I am giving you a complete but small program to tokenize the string using C strtok() function.
#include <iostream>
#include <string>
#include <string.h>
using namespace std;
int main() {
string s="20#6 5, 3";
// strtok requires volatile string as it modifies the supplied string in order to tokenize it
char *str=const_cast< char *>(s.c_str());
char *tok;
tok=strtok(str, "#, " );
int arr[4], i=0;
while(tok!=NULL){
arr[i++]=stoi(tok);
tok=strtok(NULL, "#, " );
}
for(int i=0; i<4; i++) cout<<arr[i]<<endl;
return 0;
}
NOTE: strtok may not be suitable in all situation as the string passed to function gets modified by being broken into smaller strings.
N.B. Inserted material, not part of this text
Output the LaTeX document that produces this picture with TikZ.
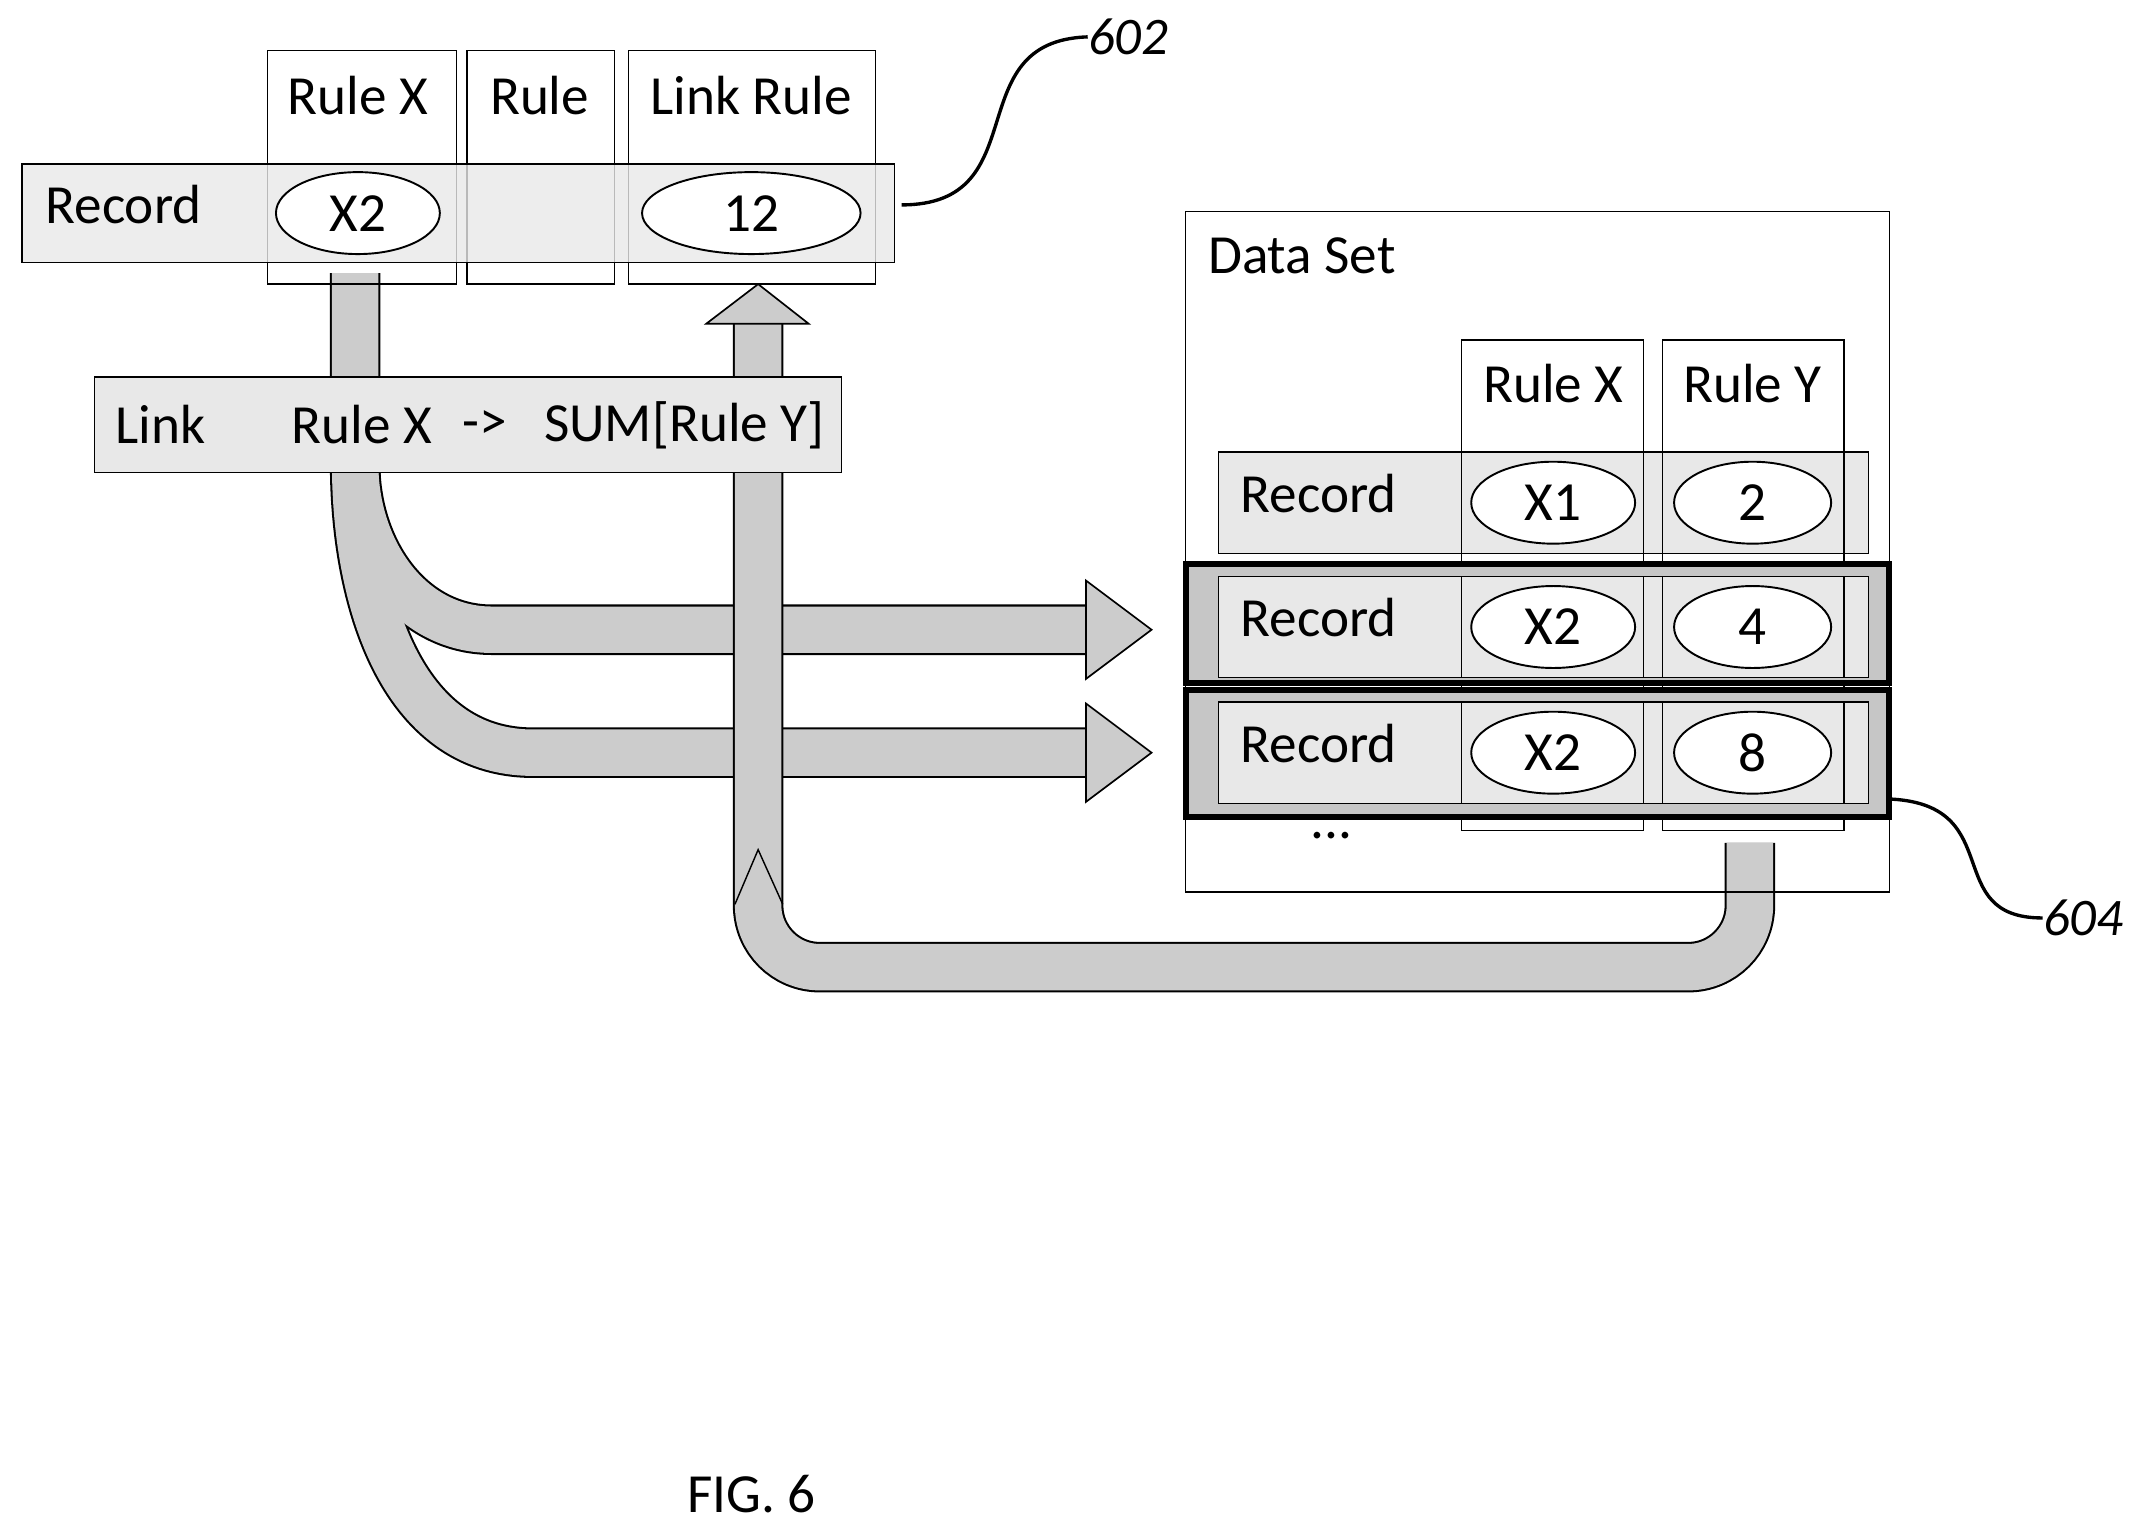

Pls., ref to get better understanding of strtok functionality.
How strtok works
Added few print statement to better understand the changes happning to string in each call to strtok and how it returns token.
#include <iostream>
#include <string>
#include <string.h>
using namespace std;
int main() {
string s="20#6 5, 3";
char *str=const_cast< char *>(s.c_str());
char *tok;
cout<<"string: "<<s<<endl;
tok=strtok(str, "#, " );
cout<<"String: "<<s<<"\tToken: "<<tok<<endl;
while(tok!=NULL){
tok=strtok(NULL, "#, " );
cout<<"String: "<<s<<"\t\tToken: "<<tok<<endl;
}
return 0;
}
Output:
string: 20#6 5, 3
String: 206 5, 3 Token: 20
String: 2065, 3 Token: 6
String: 2065 3 Token: 5
String: 2065 3 Token: 3
String: 2065 3 Token:
strtok iterate over the string first call find the non delemetor character (2 in this case) and marked it as token start then continues scan for a delimeter and replace it with null charater (# gets replaced in actual string) and return start which points to token start character( i.e., it return token 20 which is terminated by null). In subsequent call it start scaning from the next character and returns token if found else null. subsecuntly it returns token 6, 5, 3.